By Kate Evans. July 2023.
My journey to learning Welsh has been a long one. I’ve had a complicated relationship with my Welshness all my life. I can remember being in school and hating Welsh, and anything to do with Wales. I was strictly British, decorated my room with the Union Jack, tried consciously, even back then to reduce my accent.
Even as a child, I knew the implications of sounding Welsh. I was the first year in Wales to do compulsory Welsh from age 4. I grew up in a very Anglicised area of Wales (Newport) I didn’t hear Welsh as a child other than in Welsh classes, school Eisteddfods or holidays to West, and North Wales. I resented the fact growing up that we couldn’t get English Channel 4, and we could only get the far inferior (in my mind) S4C.
Welsh classes in the early noughties, were not great. I went to a very 'rough' school in Newport, and Welsh was overwhelmingly the doss class where the kids ran riot. I was a talented language student, I loved French. In year 9 I got to experience German and loved it. A natural affinity for languages and, having to learn a language I did not want to learn, Welsh, was an interesting experience. I got my A* in French, and my C in short course Welsh, C being the highest grade you could get at Short Course.
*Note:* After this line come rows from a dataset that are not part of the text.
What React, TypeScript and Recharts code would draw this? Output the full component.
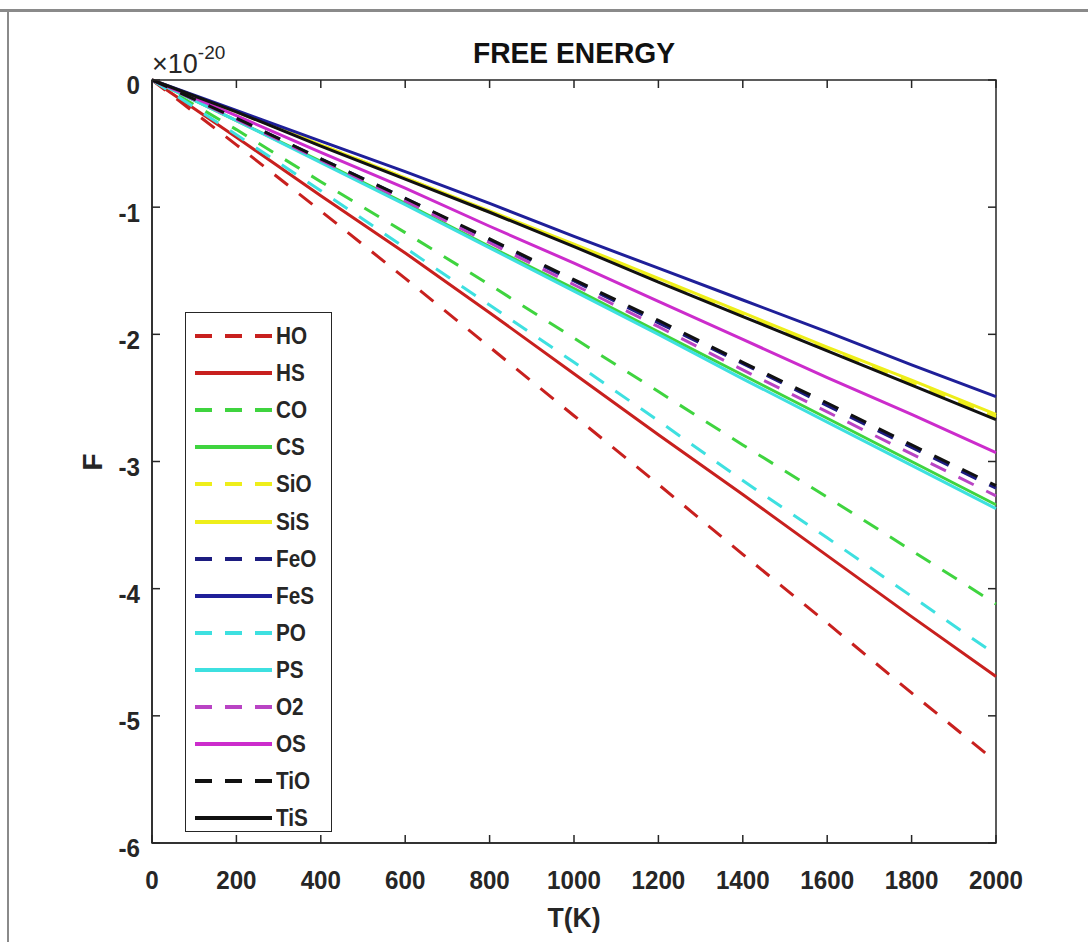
import React from "react"
import { LineChart, Line, XAxis, YAxis, ReferenceArea } from "recharts"

// temperature grid (K)
const temps = [0, 200, 400, 600, 800, 1000, 1200, 1400, 1600, 1800, 2000]

// free energy, units of 1e-20
const HO = [0, -0.51, -1.03, -1.56, -2.1, -2.64, -3.18, -3.73, -4.27, -4.82, -5.36]
const HS = [0, -0.45, -0.91, -1.36, -1.83, -2.31, -2.79, -3.26, -3.74, -4.22, -4.69]
const CO = [0, -0.39, -0.8, -1.2, -1.61, -2.03, -2.45, -2.87, -3.28, -3.7, -4.12]
const CS = [0, -0.32, -0.64, -0.97, -1.31, -1.64, -1.98, -2.32, -2.66, -3.0, -3.34]
const SiO = [0, -0.25, -0.51, -0.77, -1.04, -1.3, -1.57, -1.84, -2.11, -2.38, -2.65]
const SiS = [0, -0.25, -0.51, -0.77, -1.03, -1.29, -1.56, -1.83, -2.1, -2.36, -2.63]
const FeO = [0, -0.3, -0.62, -0.93, -1.26, -1.58, -1.91, -2.23, -2.56, -2.89, -3.21]
const FeS = [0, -0.24, -0.48, -0.72, -0.97, -1.23, -1.48, -1.73, -1.98, -2.24, -2.49]
const PO = [0, -0.43, -0.87, -1.32, -1.77, -2.22, -2.68, -3.15, -3.6, -4.06, -4.52]
const PS = [0, -0.32, -0.65, -0.98, -1.32, -1.66, -2.0, -2.35, -2.69, -3.03, -3.37]
const O2 = [0, -0.31, -0.63, -0.95, -1.28, -1.61, -1.94, -2.28, -2.61, -2.94, -3.27]
const OS = [0, -0.28, -0.57, -0.85, -1.15, -1.44, -1.74, -2.04, -2.34, -2.63, -2.93]
const TiO = [0, -0.3, -0.62, -0.93, -1.25, -1.57, -1.89, -2.22, -2.54, -2.87, -3.19]
const TiS = [0, -0.25, -0.52, -0.78, -1.04, -1.31, -1.59, -1.86, -2.13, -2.4, -2.67]

const xTicks = [0, 200, 400, 600, 800, 1000, 1200, 1400, 1600, 1800, 2000]
const yTicks = [0, -1, -2, -3, -4, -5, -6]

const series = [
  { name: "HO", values: HO, color: "#c8201e", dashed: true },
  { name: "HS", values: HS, color: "#c8201e", dashed: false },
  { name: "CO", values: CO, color: "#3fd43f", dashed: true },
  { name: "CS", values: CS, color: "#3fd43f", dashed: false },
  { name: "SiO", values: SiO, color: "#eeee1a", dashed: true },
  { name: "SiS", values: SiS, color: "#eeee1a", dashed: false },
  { name: "FeO", values: FeO, color: "#1c1c80", dashed: true },
  { name: "FeS", values: FeS, color: "#1f1f99", dashed: false },
  { name: "PO", values: PO, color: "#3ee0e0", dashed: true },
  { name: "PS", values: PS, color: "#3ee0e0", dashed: false },
  { name: "O2", values: O2, color: "#b944c4", dashed: true },
  { name: "OS", values: OS, color: "#cc2ccc", dashed: false },
  { name: "TiO", values: TiO, color: "#111111", dashed: true },
  { name: "TiS", values: TiS, color: "#111111", dashed: false },
]

const data = temps.map((t, i) => {
  const row: Record<string, number> = { T: t }
  series.forEach((s) => (row[s.name] = s.values[i]))
  return row
})

const FONT = "'Liberation Sans', Arial, sans-serif"
const INK = "#262626"
const DASH = "17 14"

// plot box edges, follow from the chart margins below
const LEFT = 152
const RIGHT = 996
const TOP = 80
const BOTTOM = 843
const TICK = 8

// MATLAB style: ticks point inward, on both sides of the box
function XTick(props: any) {
  const { x, y, payload } = props
  return (
    <g>
      <line x1={x} x2={x} y1={BOTTOM} y2={BOTTOM - TICK} stroke={INK} strokeWidth={1.5} />
      <line x1={x} x2={x} y1={TOP} y2={TOP + TICK} stroke={INK} strokeWidth={1.5} />
      <g transform={`translate(${x},${y})`}>
        <text transform="scale(0.93,1)" textAnchor="middle" dy="0.72em" fontSize={26} fontWeight="bold" fontFamily={FONT} fill={INK}>
          {payload.value}
        </text>
      </g>
    </g>
  )
}

function YTick(props: any) {
  const { x, y, payload } = props
  return (
    <g>
      <line x1={LEFT} x2={LEFT + TICK} y1={y} y2={y} stroke={INK} strokeWidth={1.5} />
      <line x1={RIGHT} x2={RIGHT - TICK} y1={y} y2={y} stroke={INK} strokeWidth={1.5} />
      <g transform={`translate(${x},${y + 5})`}>
        <text transform="scale(0.93,1)" textAnchor="end" dy="0.36em" fontSize={26} fontWeight="bold" fontFamily={FONT} fill={INK}>
          {payload.value}
        </text>
      </g>
    </g>
  )
}

export default function App() {
  return (
    <div style={{ position: "absolute", left: 0, top: 0, width: 1088, height: 942, background: "#fff", overflow: "hidden" }}>
      {/* outer figure frame */}
      <div style={{ position: "absolute", left: 0, top: 9, width: 1088, height: 0, borderTop: "3px solid #8a8a8a" }} />
      <div style={{ position: "absolute", left: 7, top: 9, width: 0, height: 940, borderLeft: "2px solid #8a8a8a" }} />

      <div style={{ position: "absolute", left: 0, top: 0 }}>
        <LineChart width={1088} height={942} data={data} margin={{ top: 80, right: 92, bottom: 64, left: 92 }}>
          <XAxis
            xAxisId="b"
            dataKey="T"
            type="number"
            domain={[0, 2000]}
            ticks={xTicks}
            interval={0}
            height={35}
            tickSize={0}
            tickMargin={27}
            tick={XTick}
            axisLine={{ stroke: INK, strokeWidth: 1.5 }}
            tickLine={false}
          />
          <YAxis
            yAxisId="l"
            type="number"
            domain={[-6, 0]}
            ticks={yTicks}
            interval={0}
            width={60}
            tickSize={0}
            tickMargin={12}
            tick={YTick}
            axisLine={{ stroke: INK, strokeWidth: 1.5 }}
            tickLine={false}
          />
          {/* axes box */}
          <ReferenceArea
            xAxisId="b"
            yAxisId="l"
            x1={0}
            x2={2000}
            y1={-6}
            y2={0}
            fill="none"
            fillOpacity={0}
            stroke={INK}
            strokeWidth={1.5}
            strokeOpacity={1}
          />
          {series.map((s) => (
            <Line
              key={s.name}
              xAxisId="b"
              yAxisId="l"
              type="linear"
              dataKey={s.name}
              stroke={s.color}
              strokeWidth={3}
              strokeDasharray={s.dashed ? DASH : undefined}
              dot={false}
              activeDot={false}
              isAnimationActive={false}
            />
          ))}
        </LineChart>
      </div>

      {/* title and exponent */}
      <div style={{ position: "absolute", left: 574, top: 53, transform: "translate(-50%,-50%) scaleX(0.94)", fontFamily: FONT, fontWeight: "bold", fontSize: 30, color: "#111", whiteSpace: "nowrap" }}>
        FREE ENERGY
      </div>
      <div style={{ position: "absolute", left: 152, top: 47, fontFamily: FONT, fontSize: 27, color: INK, whiteSpace: "nowrap", lineHeight: 1 }}>
        ×10<sup style={{ fontSize: 19, position: "relative", top: -4 }}>-20</sup>
      </div>

      {/* axis labels */}
      <div style={{ position: "absolute", left: 93, top: 462, transform: "translate(-50%,-50%) rotate(-90deg)", fontFamily: FONT, fontWeight: "bold", fontSize: 28, color: INK }}>
        F
      </div>
      <div style={{ position: "absolute", left: 574, top: 918, transform: "translate(-50%,-50%) scaleX(0.95)", fontFamily: FONT, fontWeight: "bold", fontSize: 28, color: INK, whiteSpace: "nowrap" }}>
        T(K)
      </div>

      {/* legend */}
      <div style={{ position: "absolute", left: 185, top: 312, width: 145, height: 518, border: `1.5px solid ${INK}`, background: "#fff" }}>
        {series.map((s, i) => (
          <div key={s.name} style={{ position: "absolute", left: 9, top: 23 + i * 37.1, height: 0, width: 140 }}>
            <svg width={80} height={8} style={{ position: "absolute", left: 0, top: -4 }}>
              <line x1={0} y1={4} x2={77} y2={4} stroke={s.color} strokeWidth={4} strokeDasharray={s.dashed ? "17 13" : undefined} />
            </svg>
            <span style={{ position: "absolute", left: 81, top: -14, fontFamily: FONT, fontWeight: "bold", fontSize: 23, lineHeight: "28px", color: INK, transform: "scaleX(0.9)", transformOrigin: "left center", whiteSpace: "nowrap" }}>
              {s.name}
            </span>
          </div>
        ))}
      </div>
    </div>
  )
}
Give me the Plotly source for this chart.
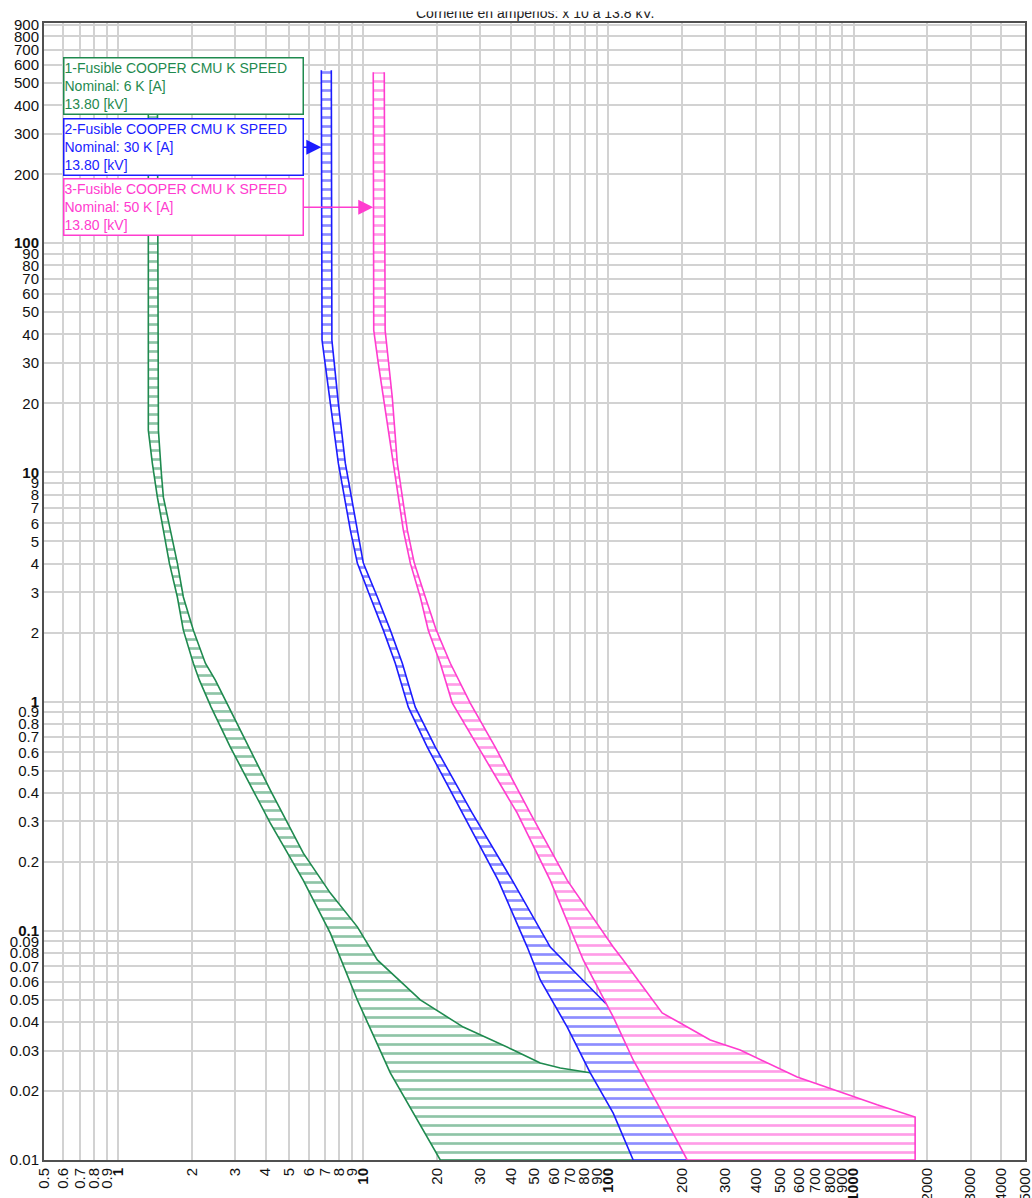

It seemed a bit of a waste of time to me, given that I had studied it since the age of 4, and had better French that I’d started at 11. I did my A levels in French and German, and was accepted at a prestigious university to study languages. Unfortunately, I realised very soon into my university career, that I loved the performance nature of learning languages. I was a performer not a linguist. I loved the characters I would create.
And so I went to university to study English and Drama. A small town in Surrey. Full of Oxbridge rejects. I was one of the very few Welsh people and the snubs and jibes just kept coming. It was clear; Welsh people were inferior: the joke. The uneducated peasants from the provinces. Even studying English Literature it was apparent. The imbeciles in Shakespeare to be laughed at. No depth of character. We existed in literature solely to be mocked.
I went to Drama School and was told that I couldn’t enter Carlton Hobbs (a radio competition) with a Welsh accent; I would need to lose it. I studied Received Pronunciation as those of us with a regional accent would be held back from roles outside of drama school.
Kate on stage.
Having graduated and acting professionally, the fact still remains, a Welsh accent limits you. You are seen as a comic actress. You are a clown. It has lit a fire under me, that wants to champion Wales and Welsh stories. I want to showcase Wales and its amazing people. I have never known kindness like that of Welsh people, and it was evident living in London for 10 years, that the sense of community and unity that comes with being Welsh is rare.
Feeling separated from Wales, and homesick, I started researching Welsh and Welsh stories. Learning about the Welsh Not, learning that my own relatives faced this in schools and the reason why I did not speak my own language. I left London in March of this year. Struggling as an actress, and not being able to feed, or house myself with the rising costs. I have now signed up to the Learn Welsh Foundation course starting in September. I’m also doing bits and bobs in Duolingo (so I know a lot about parsnips).
My feeling now is that if I don’t learn Welsh, the English that first colonised us, and the English government that beat the language out of our children win.
For me, it is now about connection. Connecting my tongue with my brain. Connecting my body with the place I was born.
I’m writing and hope to create Welsh plays, and hopefully a Welsh sitcom. I want to tell positive welsh stories. Stories that are more than being a joke. Stories where Welsh people are the main characters. I also have a Welsh Drag King who is about embracing Welshness, and write and perform stand up based on being Welsh. I’m just so sorry that it’s taken me 35 years to connect to my heritage.